Pimco-Portfoliomanager: Lorenzo Pagani, Mike Amey und Andrew Bosomworth (von links nach rechts)
Pimco-Portfoliomanager: Lorenzo Pagani, Mike Amey und Andrew Bosomworth (von links nach rechts)
Wie sehen die Prognosen von Pimco für Wachstum und Inflation in der Eurozone in den nächsten sechs bis zwölf Monaten aus?

Mike Amey: Seit unserem Cyclical Forum im Dezember haben wir unsere Erwartungen zum Wachstum und zur Inflation in Europa nach oben korrigiert. Für die nächsten zwölf Monate prognostizieren wir nun ein reales Wachstum von rund 1,5 Prozent und einen Anstieg des Verbraucherpreisindex (VPI) um 1 Prozent. Unseres Erachtens dürfte die Eurozone von mehreren positiven zyklischen Faktoren profitieren, unter anderem vom niedrigen Ölpreis, vom nachgebenden Euro und von dem Effekt der unerwartet umfangreichen quantitativen Lockerung (Quantitative Easing, QE) durch die EZB.

Es gibt zwar eindeutig Gewinner und Verlierer des sinkenden Ölpreises, doch die Eurozone wird einer der Hauptnutznießer sein, beliefen sich die Ölimporte der Eurozone vor dem Rückgang der Energiepreise doch auf jährlich 3 Prozent des BIP (Quelle: Statistisches Amt der Europäischen Gemeinschaften, Stand: 31. Dezember 2014). Zusammen mit dem längerfristigen Schub für die Exporte durch den nachgebenden Euro und den gelockerten Finanzierungsbedingungen erwarten wir für die Region ein überdurchschnittliches Wachstum im Jahresverlauf 2015.

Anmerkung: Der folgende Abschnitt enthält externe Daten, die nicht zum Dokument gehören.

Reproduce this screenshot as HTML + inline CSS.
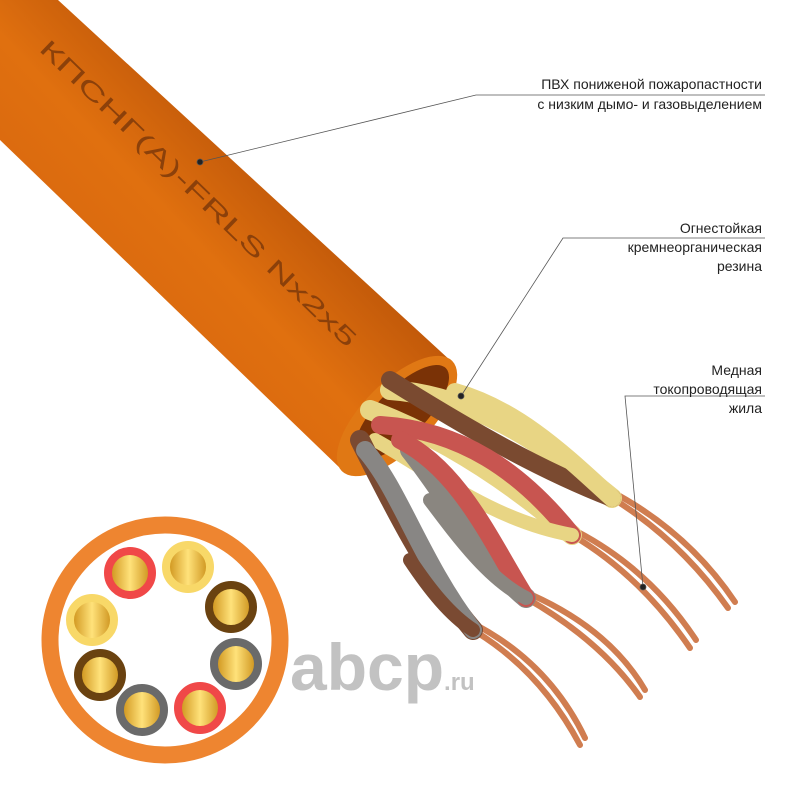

Wir sind der Meinung, dass die Beschleunigung des Wachstums neben der Schwäche des Euros zudem ausreichen dürfte, um einen weiteren Rückgang des Kern-VPI zu verhindern. Dieser könnte sogar leicht steigen, wenn der Effekt des schwachen Euros auf die Realwirtschaft durchschlägt. Sobald der Rückgang der Lebensmittel- und Energiepreise gegen Ende 2015 aus der Gesamtinflationsrate herausfällt, dürfte sich die Gesamtinflation unseres Erachtens der Kerninflation annähern – wenngleich diese mit 1 Prozent noch immer unter dem langfristigen Inflationsziel der EZB von knapp unter 2 Prozent liegt.

Im März 2015 hat die umfassende quantitative Lockerung begonnen. Wie würden Sie die Bemühungen der EZB beurteilen, mit denen sie die Erholung stabilisieren und das Wachstum ankurbeln will?

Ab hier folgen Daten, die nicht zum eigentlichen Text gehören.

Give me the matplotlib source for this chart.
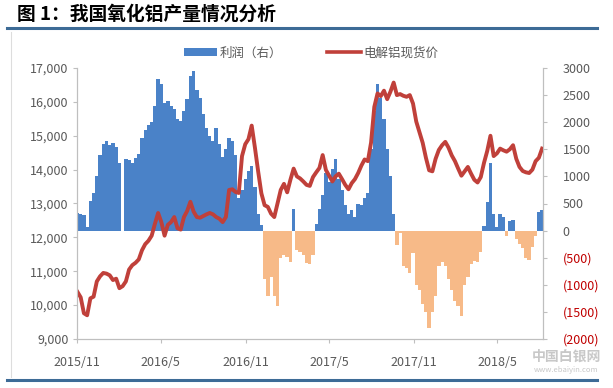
import pandas as pd
import numpy as np
import matplotlib
matplotlib.use("Agg")
import matplotlib.pyplot as plt
from matplotlib.lines import Line2D
from matplotlib.patches import Patch
from matplotlib.ticker import FuncFormatter

plt.rcParams["font.family"] = ["Noto Sans CJK SC", "DejaVu Sans"]

# Weekly samples (first week starts 2015-11-02)
start_date = "2015-11-02"

# 利润（右）, yuan/t -- NaN marks the Spring Festival gap
profit = [
    330, 300, 280, 60, 550, 700, 1000, 1400, 1600, 1650,
    1580, 1620, 1550, 1250, np.nan, 1320, 1300, 1250, 1340, 1420,
    1700, 1850, 1950, 2000, 2300, 2790, 2700, 2350, 2400, 2300,
    2250, 2050, 2030, 2200, 2420, 2850, 2950, 2600, 2450, 2150,
    1900, 1750, 1650, 1900, 1600, 1350, 1500, 1700, 1650, 1400,
    600, 750, 950, 1100, 1200, 800, 300, 100, -900, -1200,
    -850, -1200, -1400, -500, -450, -480, -580, 390, -350, -400,
    -450, -600, -620, -450, 120, 400, 650, 1070, 900, 1140,
    1320, 950, 750, 480, 300, 380, 250, 500, 480, 600,
    700, 1500, 2200, 2700, 2450, 2050, 1500, 1000, 300, -260,
    -50, -650, -690, -780, -420, -1000, -1100, -1350, -1500, -1800,
    -1500, -1200, -650, -580, -650, -900, -1100, -1300, -1400, -1580,
    -1000, -850, -620, -560, -580, -400, 80, 520, 1250, 300,
    60, 300, 250, -100, 180, 200, -150, -250, -330, -500,
    -540, -300, -100, 350, 380,
]

# 电解铝现货价, yuan/t
price = [
    10390, 10230, 9760, 9700, 10200, 10250, 10700, 10850, 10950, 10930,
    10880, 10740, 10780, 10500, 10560, 10700, 11050, 11180, 11250, 11350,
    11620, 11800, 11900, 12050, 12400, 12720, 12450, 12050, 12370, 12450,
    12600, 12270, 12230, 12600, 12780, 13050, 12760, 12600, 12580, 12630,
    12680, 12720, 12680, 12600, 12550, 12450, 12600, 13400, 13420, 13340,
    13310, 14400, 14750, 14900, 15300, 14650, 13950, 13300, 12950, 12900,
    12700, 12600, 13000, 13400, 13580, 13330, 13700, 14030, 13800, 13740,
    13650, 13550, 13520, 13780, 13920, 14050, 14430, 13990, 13820, 13650,
    13800, 13880, 13720, 13550, 13420, 13600, 13720, 13900, 14120, 14300,
    14250, 14800, 15850, 16250, 16170, 16330, 16080, 16300, 16570, 16200,
    16230, 16180, 16150, 16200, 15950, 15420, 15100, 14790, 14350, 13980,
    13950, 14320, 14580, 14720, 14820, 14650, 14420, 14250, 14030, 13820,
    13950, 14080, 13880, 13700, 13620, 13780, 14200, 14550, 15000, 14400,
    14480, 14620, 14570, 14530, 14600, 14720, 14320, 14080, 13960, 13920,
    13900, 14000, 14250, 14350, 14620,
]

tick_dates = ["2015-11-01", "2016-05-01", "2016-11-01", "2017-05-01", "2017-11-01", "2018-05-01"]
tick_labels = ["2015/11", "2016/5", "2016/11", "2017/5", "2017/11", "2018/5"]

left_ticks = [9000, 10000, 11000, 12000, 13000, 14000, 15000, 16000, 17000]
right_ticks = [-2000, -1500, -1000, -500, 0, 500, 1000, 1500, 2000, 2500, 3000]

dates = pd.date_range(start_date, periods=len(price), freq="7D")
profit = np.array(profit, dtype=float)

blue = "#4A82C8"
orange = "#F7BA88"
red = "#C0403A"
grey_text = "#595959"
spine_col = "#BFBFBF"

fig = plt.figure(figsize=(6.13, 3.88), dpi=100)
ax = fig.add_axes([77 / 613, 1 - 339 / 388, 466 / 613, 271 / 388])
ax2 = ax.twinx()

# bars on the right-hand scale
bar_colors = [blue if v >= 0 else orange for v in np.nan_to_num(profit)]
ax.bar(dates, profit, width=7.4, color=bar_colors, linewidth=0, align="center")
ax.set_ylim(-2000, 3000)
ax.set_yticks(right_ticks)
ax.yaxis.tick_right()
ax.yaxis.set_major_formatter(FuncFormatter(
    lambda v, p: f"({abs(int(v))})" if v < 0 else f"{int(v)}"))

# price line on the left-hand scale
ax2.plot(dates, price, color=red, linewidth=2.8, solid_joinstyle="round")
ax2.set_ylim(9000, 17000)
ax2.set_yticks(left_ticks)
ax2.yaxis.tick_left()
ax2.yaxis.set_major_formatter(FuncFormatter(lambda v, p: f"{int(v):,}"))

ax.set_xlim(pd.Timestamp("2015-11-01"), pd.Timestamp("2018-08-08"))
ax.set_xticks(pd.to_datetime(tick_dates))
ax.set_xticklabels(tick_labels)

for a in (ax, ax2):
    a.spines["top"].set_visible(False)
    for side in ("left", "right", "bottom"):
        a.spines[side].set_color(spine_col)
        a.spines[side].set_linewidth(0.8)
    a.tick_params(axis="both", colors=spine_col, labelcolor=grey_text,
                  labelsize=9, length=3, width=0.8, direction="out")
for lbl, v in zip(ax.get_yticklabels(), right_ticks):
    lbl.set_color("#C00000" if v < 0 else grey_text)
ax.tick_params(axis="y", pad=11)
ax.tick_params(axis="x", pad=9)
ax2.tick_params(axis="y", pad=3)

# legend
handles = [Patch(facecolor=blue, edgecolor="none"),
           Line2D([0], [0], color=red, linewidth=2.6)]
fig.legend(handles, ["利润（右）", "电解铝现货价"], loc="center",
           bbox_to_anchor=(311 / 613, 1 - 53 / 388), ncol=2, frameon=False,
           fontsize=9, labelcolor=grey_text, handlelength=2.7,
           handleheight=0.6, handletextpad=0.2, columnspacing=3.6)

# title and rules
fig.text(17 / 613, 1 - 14 / 388, "图 1：我国氧化铝产量情况分析", fontsize=13.5,
         fontweight="bold", ha="left", va="center", color="black")
fig.add_artist(Line2D([7 / 613, 597 / 613], [1 - 28 / 388] * 2,
                      transform=fig.transFigure, color="#3D6B96", linewidth=2.2))
fig.add_artist(Line2D([7 / 613, 597 / 613], [1 - 380 / 388] * 2,
                      transform=fig.transFigure, color="#3D6B96", linewidth=2.2))
fig.add_artist(Line2D([11 / 613, 11 / 613], [1 - 32 / 388, 1 - 377 / 388],
                      transform=fig.transFigure, color="#DDDDDD", linewidth=0.8))

# site watermark
fig.text(566 / 613, 1 - 357 / 388, "中国白银网", fontsize=10, color="#C8C8C8",
         ha="center", va="center", fontweight="bold")
fig.text(566 / 613, 1 - 370 / 388, "www.ebaiyin.com", fontsize=5.5, color="#C8C8C8",
         ha="center", va="center")

fig.savefig("out.png", dpi=100)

Andrew Bosomworth: Es hat zwar lange gedauert, bis die EZB zu dem Schluss gekommen ist, dass eine quantitative Lockerung notwendig ist, um das Wachstum und die Inflation in der Eurozone anzuregen. Doch was zählt, ist, dass sie sich nun endlich dazu durchgerungen hat. Und diese Maßnahme kann recht viel bewirken.

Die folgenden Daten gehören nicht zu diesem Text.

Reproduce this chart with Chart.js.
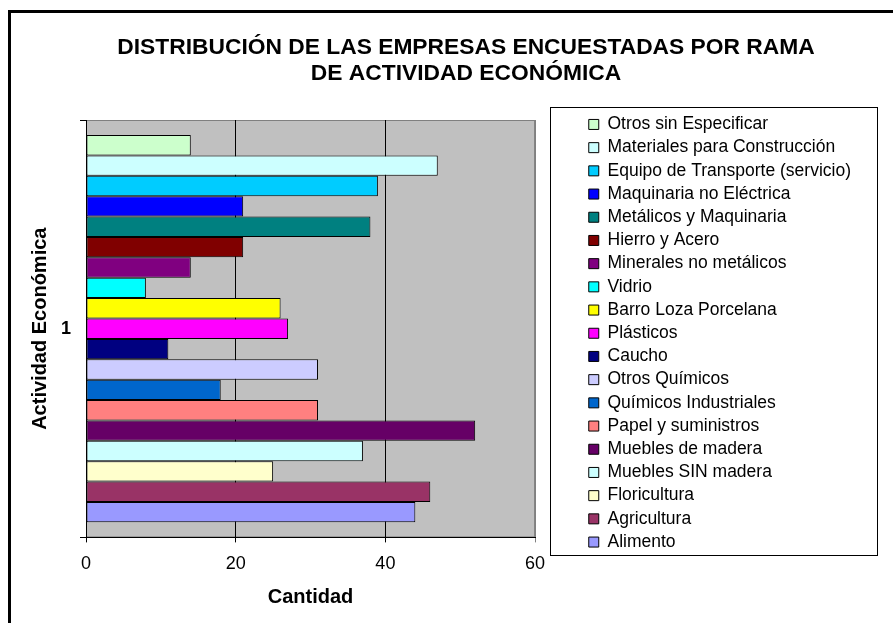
<!DOCTYPE html>
<html lang="es">
<head>
<meta charset="utf-8">
<title>Distribución de las empresas encuestadas</title>
<script src="https://cdn.jsdelivr.net/npm/chart.js@4.4.1/dist/chart.umd.min.js"></script>
<style>
    html, body { margin: 0; padding: 0; background: #fff; }
    #contenedor { position: relative; width: 893px; height: 623px; }
</style>
</head>
<body>
<div id="contenedor"><canvas id="graficoRamas" width="893" height="623"></canvas></div>
<script>
// datos (de arriba hacia abajo)
const categorias = ['1'];
const ramas = [
    'Otros sin Especificar',
    'Materiales para Construcción',
    'Equipo de Transporte (servicio)',
    'Maquinaria no Eléctrica',
    'Metálicos y Maquinaria',
    'Hierro y Acero',
    'Minerales no metálicos',
    'Vidrio',
    'Barro Loza Porcelana',
    'Plásticos',
    'Caucho',
    'Otros Químicos',
    'Químicos Industriales',
    'Papel y suministros',
    'Muebles de madera',
    'Muebles SIN madera',
    'Floricultura',
    'Agricultura',
    'Alimento'
];
const cantidades = [14, 47, 39, 21, 38, 21, 14, 8, 26, 27, 11, 31, 18, 31, 52, 37, 25, 46, 44];
const colores = [
    '#CCFFCC', '#CCFFFF', '#00CCFF', '#0000FF', '#008080', '#800000', '#800080',
    '#00FFFF', '#FFFF00', '#FF00FF', '#000080', '#CCCCFF', '#0066CC', '#FF8080',
    '#660066', '#CCFFFF', '#FFFFCC', '#993366', '#9999FF'
];
const ejeMin = 0;
const ejeMax = 60;
const paso = 20;
const titulo = ['DISTRIBUCIÓN DE LAS EMPRESAS ENCUESTADAS POR RAMA', 'DE ACTIVIDAD ECONÓMICA'];

const fuente = "'Liberation Sans', Arial, sans-serif";

// fondo gris, marco exterior, titulo y recuadro de la leyenda
const decorado = {
    id: 'decorado',
    beforeDraw(chart) {
        const ctx = chart.ctx;
        const a = chart.chartArea;
        ctx.save();
        ctx.fillStyle = '#fff';
        ctx.fillRect(0, 0, chart.width, chart.height);
        ctx.fillStyle = '#000';
        ctx.fillRect(8, 10, 3, chart.height);
        ctx.fillRect(8, 10, chart.width, 3);

        ctx.fillStyle = '#C0C0C0';
        ctx.fillRect(a.left, a.top, a.right - a.left, a.bottom - a.top);
        ctx.strokeStyle = '#808080';
        ctx.lineWidth = 1;
        ctx.strokeRect(a.left + 0.5, a.top + 0.5, a.right - a.left - 1, a.bottom - a.top - 1);

        ctx.fillStyle = '#000';
        ctx.font = 'bold 22.8px ' + fuente;
        ctx.textAlign = 'center';
        ctx.textBaseline = 'middle';
        ctx.fillText(titulo[0], 466, 48);
        ctx.fillText(titulo[1], 466, 74);

        const ley = chart.legend;
        ctx.strokeStyle = '#000';
        ctx.lineWidth = 1;
        const izq = Math.round(a.right + 15) + 0.5;
        const der = Math.round(ley.right + 16) + 0.5;
        ctx.strokeRect(izq, 107.5, der - izq, 448);
        ctx.restore();
    }
};

const datasets = ramas.map((rama, i) => ({
    label: rama,
    data: [cantidades[i]],
    backgroundColor: colores[i],
    borderColor: '#000',
    borderWidth: 1,
    borderSkipped: false,
    barPercentage: 1.0,
    categoryPercentage: 0.928
}));

const ctxRamas = document.getElementById('graficoRamas').getContext('2d');
new Chart(ctxRamas, {
    type: 'bar',
    data: { labels: categorias, datasets: datasets },
    options: {
        indexAxis: 'y',
        responsive: false,
        animation: false,
        layout: { padding: { top: 110, left: 19, right: 32, bottom: 10 } },
        scales: {
            x: {
                min: ejeMin,
                max: ejeMax,
                ticks: { stepSize: paso, color: '#000', padding: 11, font: { family: fuente, size: 18 } },
                grid: {
                    color: c => (c.tick && c.tick.value === ejeMax) ? '#808080' : '#000',
                    lineWidth: 1,
                    tickLength: 5
                },
                border: { display: true, color: '#000', width: 1 },
                title: {
                    display: true, text: 'Cantidad', color: '#000',
                    font: { family: fuente, size: 20, weight: 'bold', lineHeight: 1 },
                    padding: { top: 1, bottom: 6 }
                }
            },
            y: {
                ticks: { color: '#000', padding: 9, font: { family: fuente, size: 18, weight: 'bold' } },
                grid: { drawOnChartArea: false, color: '#000', tickLength: 6, offset: true },
                border: { display: true, color: '#000', width: 1 },
                title: {
                    display: true, text: 'Actividad Económica', color: '#000',
                    font: { family: fuente, size: 20, weight: 'bold' },
                    padding: { top: 9, bottom: 0 }
                }
            },
            // espaciadores: separan el area del grafico del titulo y de la leyenda
            arriba: {
                type: 'linear', position: 'top', axis: 'x',
                ticks: { display: false }, grid: { display: false }, border: { display: false },
                afterFit: s => { s.height = 10; }
            },
            derecha: {
                type: 'linear', position: 'right', axis: 'y',
                ticks: { display: false }, grid: { display: false }, border: { display: false },
                afterFit: s => { s.width = 48; }
            }
        },
        plugins: {
            legend: {
                position: 'right',
                align: 'start',
                maxWidth: 400,
                labels: {
                    color: '#000',
                    boxWidth: 10,
                    boxHeight: 10,
                    padding: 5.7,
                    font: { family: fuente, size: 17.5 }
                }
            },
            tooltip: { enabled: false }
        }
    },
    plugins: [decorado]
});
</script>
</body>
</html>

Bis zur Bekanntgabe der QE am 22. Januar 2015 setzte die EZB eine ganze Reihe von innovativen Maßnahmen um, um die Finanzierungsbedingungen zu lockern, darunter die Senkung des Leitzinses für ihre Einlagenfazilität auf -0,20 Prozent. Doch auf diese Anreize sprangen weder die Inflation noch das Wachstum an. Dass die EZB eine Weile gebraucht hat, die QE zu beschließen, mag einen gewissen Preis gehabt haben. Beispielsweise wurde die Erholung verzögert, und die Erwartungen einer niedrigen Inflation haben sich in den Köpfen verfestigt.

Was diese Verzögerung betrifft, müssen wir jedoch die politischen und fiskalischen Unterschiede zwischen einer Währungsunion mit in diesem Fall 19 Mitgliedstaaten und einem Einzelstaat mit einer föderalen Fiskalpolitik berücksichtigen. Bedenken rund um etwaige moralische Risiken mit Blick auf eine unzureichende Umsetzung von Strukturreformen seitens der Fiskalvertreter trugen dazu bei, dass sich die Umsetzung der QE durch die EZB verzögerte.

Was diese QE von denen in anderen Ländern wie den USA und dem Vereinigten Königreich möglicherweise unterscheidet, ist der Umstand, dass die durch die QE geschaffenen Überschussreserven mit dem Einlagenzins der EZB von -0,20 Prozent verzinst werden. Dadurch wird sich die Umlaufgeschwindigkeit des Geldes potenziell erhöhen, da Sparer versuchen, ihre Portfolios abseits dieser negativen Renditen umzuschichten, unter anderem in andere Währungen. Wir glauben, dass diese Entwicklung bedeutende Auswirkungen auf die globalen Kapitalmärkte haben könnte.